I have to confess to being pleasantly surprised. The blood is very fresh, very warm, tastes smooth, almost milky. It’s distinctly goat-y. I can’t pretend I’d drink it regularly, but I’m pleased to find I don’t gag in disgust. I raise my head, blood dripping from my beard, feeling decidedly carnivorous.
After some quick blood-drinking for the most respected warriors, an older fellow steps in with an incredibly sharp knife and in no time, he’s skinned the entirely goat. The skin will be dried and used for bedding. While we’ve been distracted, the dancing in the village has continued unabated (like I said, it wasn’t for us), and a nice cooking fire is on the go. Mr Goat is jointed, carved and “thrown on the barbie”. We learn that different parts of the beast are reserved for different groups. The elders get the head and back, the warriors the legs and stomach, the women the neck and sides, the children most of the offal. Nothing will be wasted. One goat will feed the entire village, and it’s a very special occasion.

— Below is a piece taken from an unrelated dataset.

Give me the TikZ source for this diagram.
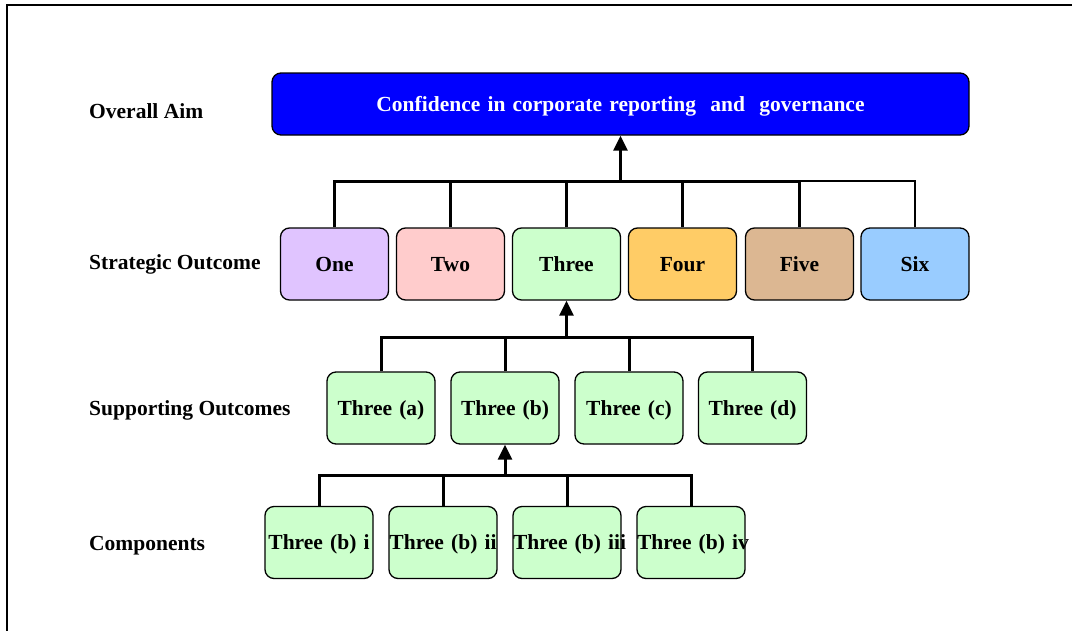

It’s an incredibly atmospheric evening. As it grows dark, the firelight reaches into the clear starry night, the dancing continues, the goat cooks, and we savour a truly unique experience. They even bring out a cake to end our meal, with icing on top thanking us for coming to visit. It’s a huge cake, and most of it is divided amongst the children of the village, who by now are tired, still excited, and still staring at the white people in their midst. It definitely ranks as one of our most unforgettable Kenyan experiences.